I'm actually waiting for the government to start cracking down on homeschoolers. If too many people opt out of curriculums like this by withdrawing their kid, they'll just stop allowing it. I'm already seeing weird, nonsensical hit pieces, like John Oliver's terrifying segment basically trying to smear all white homeschoolers as Nazis or white supremacist. And the articles about "disproportionate impact" or "equity" practically write themselves. A lot of the true believers already belief the existence of the family is the biggest barrier to equity. You can't have whites fleeing the sinking ship that is public education and retreating even further into family!

Homeschoolers are probably not going to get cracked down on. For one thing, the homeschooling political machine is one of the most powerful on the right, on par with pro-life and pro-gun(both of which have more wins than losses). There’s also constitutional difficulties and a lack of interest in strong crackdowns from relevant parties; teachers unions want more money, but not to have to deal with homeschooler problems.

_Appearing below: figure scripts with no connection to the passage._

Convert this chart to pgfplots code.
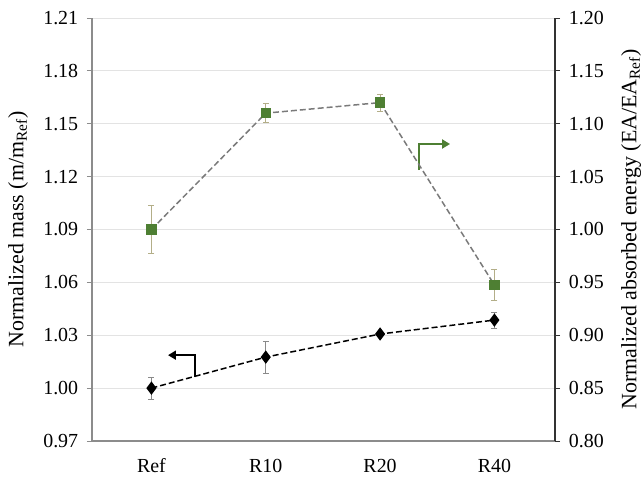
\documentclass[border=0pt]{standalone}
\usepackage{fontspec}
\setmainfont{Liberation Serif}
\usepackage{pgfplots}
\pgfplotsset{compat=1.18}
\usetikzlibrary{arrows.meta}
\definecolor{mgreen}{HTML}{4E7F33}
\definecolor{axgray}{HTML}{8C8C8C}
\definecolor{gridgray}{HTML}{E3E3E3}
\definecolor{errgreen}{HTML}{B3AE88}
\definecolor{errblack}{HTML}{8A8A8A}
\definecolor{dashgray}{HTML}{7A7A7A}

\begin{document}
\fontsize{20}{24}\selectfont
\begin{tikzpicture}
\pgfplotsset{
  every axis/.append style={
    scale only axis, width=463bp, height=423bp,
    at={(0,0)}, anchor=south west,
    xmin=-0.52, xmax=3.53,
    /pgf/number format/assume math mode=true,
    /pgf/number format/.cd, fixed, fixed zerofill, precision=2, /pgfplots/.cd,
    tick align=outside, major tick length=5bp,
    ticklabel style={font=\fontsize{20}{24}\selectfont},
  },
}
\path[use as bounding box] (-92bp,-42bp) rectangle (552bp,441bp);

\begin{axis}[
  axis y line*=left, axis x line*=bottom,
  axis line style={axgray, line width=1.1pt},
  ymin=0.97, ymax=1.21, ytick={0.97,1.00,...,1.215},
  ymajorgrids, grid style={gridgray, line width=0.9pt},
  ytick style={axgray, line width=0.9pt},
  xtick={0,1,2,3}, xticklabels={Ref,R10,R20,R40},
  xtick style={draw=none},
  xticklabel style={yshift=-6bp},
  yticklabel style={xshift=-2bp},
  ylabel={Normalized mass (m/m$_{\mathrm{Ref}}$)},
  every axis y label/.style={at={(axis description cs:0,0.5)}, rotate=90, anchor=center, yshift=74bp, font=\fontsize{22}{26}\selectfont},
]
\addplot[black, dash pattern=on 6pt off 3pt, line width=1.5pt,
  mark=diamond*, mark size=5.5pt, mark options={solid, fill=black},
  error bars/.cd, y dir=both, y explicit,
  error bar style={errblack, line width=0.6pt, solid}, error mark options={rotate=90, mark size=3pt, errblack, line width=0.6pt}]
  coordinates {
  (0,1.0000) +- (0,0.0063)
  (1,1.0176) +- (0,0.0090)
  (2,1.0307) +- (0,0.0012)
  (3,1.0386) +- (0,0.0045)
};
\draw[black, line width=2.2pt, -{Triangle[length=8pt,width=9pt]}]
  (axis cs:0.381,1.0063) -- (axis cs:0.381,1.0187) -- (axis cs:0.145,1.0187);
\draw[mgreen, line width=2.2pt, -{Triangle[length=8pt,width=9pt]}]
  (axis cs:2.341,1.1237) -- (axis cs:2.341,1.1385) -- (axis cs:2.612,1.1385);
\end{axis}

\begin{axis}[
  axis y line*=right, axis x line=none,
  axis line style={black!80, line width=1.1pt},
  ymin=0.80, ymax=1.20, ytick={0.80,0.85,...,1.205},
  ytick style={black!80, line width=0.9pt},
  yticklabel style={xshift=2bp},
  ylabel={Normalized absorbed energy (EA/EA$_{\mathrm{Ref}}$)},
  every axis y label/.style={at={(axis description cs:1,0.5)}, rotate=90, anchor=center, yshift=-76bp, font=\fontsize{22}{26}\selectfont},
]
\addplot[dashgray, dash pattern=on 6pt off 3pt, line width=1.5pt,
  mark=square*, mark size=4.5pt, mark options={solid, fill=mgreen, draw=mgreen},
  error bars/.cd, y dir=both, y explicit,
  error bar style={errgreen, line width=0.6pt, solid}, error mark options={rotate=90, mark size=3pt, errgreen, line width=0.6pt}]
  coordinates {
  (0,1.0000) +- (0,0.0225)
  (1,1.1100) +- (0,0.0090)
  (2,1.1200) +- (0,0.0080)
  (3,0.9475) +- (0,0.0145)
};
\end{axis}
\end{tikzpicture}
\end{document}
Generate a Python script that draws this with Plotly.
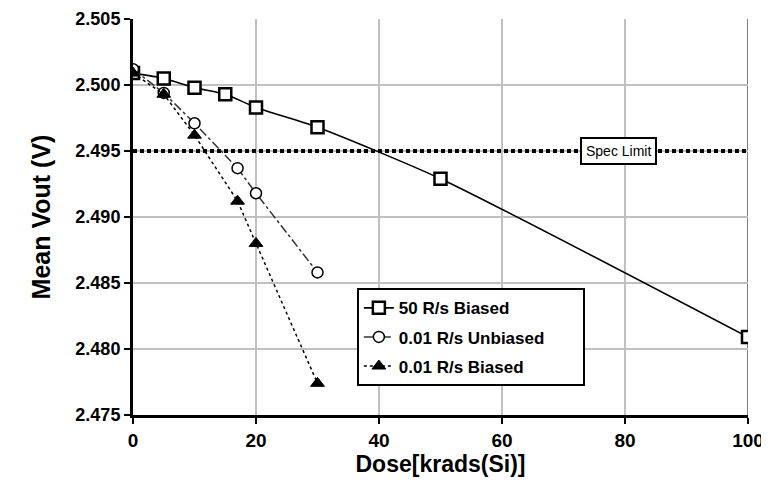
import plotly.graph_objects as go

# Data
dose_50 = [0, 5, 10, 15, 20, 30, 50, 100]
vout_50_biased = [2.5009, 2.5005, 2.4998, 2.4993, 2.4983, 2.4968, 2.4929, 2.4809]

dose_001_unb = [0, 5, 10, 17, 20, 30]
vout_001_unbiased = [2.5012, 2.4994, 2.4971, 2.4937, 2.4918, 2.4858]

dose_001_b = [0, 5, 10, 17, 20, 30]
vout_001_biased = [2.5009, 2.4993, 2.4962, 2.4912, 2.4880, 2.4774]

spec_limit = 2.495
spec_x = [0, 100]

x_ticks = [0, 20, 40, 60, 80, 100]
y_ticks = [2.475, 2.480, 2.485, 2.490, 2.495, 2.500, 2.505]
y_tick_text = ["2.475", "2.480", "2.485", "2.490", "2.495", "2.500", "2.505"]

FONT = "Liberation Sans, Arial, sans-serif"
NB = "\u00a0"

fig = go.Figure()

fig.add_trace(go.Scatter(
    x=spec_x, y=[spec_limit, spec_limit], mode="lines",
    line=dict(color="black", width=4, dash="4px,3px"),
    showlegend=False, hoverinfo="skip"))

fig.add_trace(go.Scatter(
    x=dose_50, y=vout_50_biased, mode="lines+markers", name="50 R/s Biased",
    legendgroup="a",
    line=dict(color="black", width=1.6, shape="spline", smoothing=0.6),
    marker=dict(symbol="square", size=12, color="white",
                line=dict(color="black", width=2.5))))

fig.add_trace(go.Scatter(
    x=dose_001_unb, y=vout_001_unbiased, mode="lines+markers",
    name="0.01 R/s Unbiased" + NB * 7,
    legendgroup="b",
    line=dict(color="#333333", width=1.5, dash="dashdot"),
    marker=dict(symbol="circle", size=11, color="white",
                line=dict(color="black", width=1.5))))

fig.add_trace(go.Scatter(
    x=dose_001_b, y=vout_001_biased, mode="lines+markers", name="0.01 R/s Biased",
    legendgroup="c",
    line=dict(color="black", width=1.5, dash="dot"),
    marker=dict(symbol="triangle-up", size=12, color="black",
                line=dict(color="black", width=1))))

fig.add_annotation(
    x=79, y=spec_limit, xref="x", yref="y", text="Spec Limit", showarrow=False,
    font=dict(family=FONT, size=14, color="black"),
    bgcolor="white", bordercolor="black", borderwidth=2, borderpad=4)

fig.update_layout(
    width=761, height=473,
    margin=dict(l=125, r=21, t=11, b=66),
    paper_bgcolor="white", plot_bgcolor="white",
    font=dict(family=FONT, color="black"),
    legend=dict(
        x=0.364, y=0.32, xanchor="left", yanchor="top",
        bgcolor="white", bordercolor="black", borderwidth=2,
        font=dict(family=FONT, size=17, color="black", weight="bold"),
        tracegroupgap=4,
    ),
    xaxis=dict(
        range=[0, 100], tickvals=x_ticks, automargin=False,
        ticklabeloverflow="allow",
        showgrid=True, gridcolor="#c0c0c0", gridwidth=2,
        showline=True, linecolor="black", linewidth=3,
        ticks="outside", ticklen=6, tickwidth=2, tickcolor="black",
        tickfont=dict(family=FONT, size=19, color="black", weight="bold"),
        title=dict(text="<b>Dose[krads(Si)]</b>", font=dict(family=FONT, size=23), standoff=2),
        zeroline=False, mirror=False,
    ),
    yaxis=dict(
        range=[2.475, 2.505], tickvals=y_ticks, ticktext=y_tick_text, automargin=False,
        ticklabeloverflow="allow",
        showgrid=True, gridcolor="#c0c0c0", gridwidth=2,
        showline=True, linecolor="black", linewidth=3,
        ticks="outside", ticklen=6, tickwidth=2, tickcolor="black",
        tickfont=dict(family=FONT, size=18, color="black", weight="bold"),
        title=dict(text="<b>Mean Vout (V)</b>", font=dict(family=FONT, size=25), standoff=18),
        zeroline=False,
    ),
)

# right border of the plot area (darker gray)
fig.add_shape(type="line", xref="x", yref="paper", x0=100, x1=100, y0=0, y1=1,
              line=dict(color="#808080", width=2), layer="below")

fig.write_html("out.html")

I wish I had your optimism. All I see in the future if homeschooling ends up like gun control is the state doing whatever the fuck they want, and then 5 to 10 years later of bad lower court judgements later, the Supreme Court finally tells states to knock it off. If you are lucky. And the state will just spuriously write another shitty narrowly tailored law effectively doing the exact same thing they were told not to do, and the cycle repeats with zero actual respite for the people suffering under a fascist state violating their rights.

Applied to homeschoolers, instead of the state taking your guns, they take your kids. And then 5 to 10 years of lawfare later you missed out on the most formative years of their life, and the state has taught them to hate you.

And maybe they won't come at homeschooling directly. Maybe they'll just have an informal policy of sending social workers of fishing expeditions to your house. Or, wouldn't you know it, "anonymous" allegations are just constantly made against homeschoolers. Oh well. I'm sure some billionaire will put an NGO on that. Or maybe your own tax dollars.

They'll show up and start saying a bunch of scary shit that may or may not even be true about having the cops take your kids immediately if you don't let them in to snoop around. Maybe they'll insist on having the kids alone for a private conversation, whether they have the right to not, and then next thing you know they've declared your child has a protected identity and they aren't safe with you.

My understanding is social workers, as agents of the state, are bound by the same constitutional restrictions as police officers. But I doubt many people know that. I doubt people know you can refuse to allow them to enter, refuse to speak to them, etc.

I've seen so much weaponization of the government against the people the last 3 years, I wouldn't consider anything off limits for them.

Homeschoolers already have a playbook for CPS interest; increased scrutiny is unlikely to do much(and AIUI there’s a few odd exceptions but that CPS generally doesn’t have the power to remove children without evidence of actual abuse; the half dozen or so homeschooled kids on the country who claim untrue things about their gender might be removed if their families visit California or something like that. To the best of my knowledge the vast majority of CPS removals are for neglect, and homeschoolers are generally pretty good at avoiding that one).

Homeschoolers already have a playbook for CPS interest; increased scrutiny is unlikely to do much

Even if it doesn't result in removal, it can still be an ongoing hassle. "The process is the punishment" and all that.

This is absolutely true, but we should probably bear in mind that homeschoolers are likely to be a tough nut to crack because they signed up to deal with hassle, and have support from irl communities invested in protecting them from such things.

support from irl communities invested in protecting them from such things.

Protecting them how? If you have a social worker showing up to "investigate" each month, every month, what can others do to "protect" you from the hassle, the stress, the time loss, et cetera. I say this because there's a non-homeschooling case — involving kids walking home from school a few blocks away, and a neighbor who considered that "neglect" — which immediately comes to mind.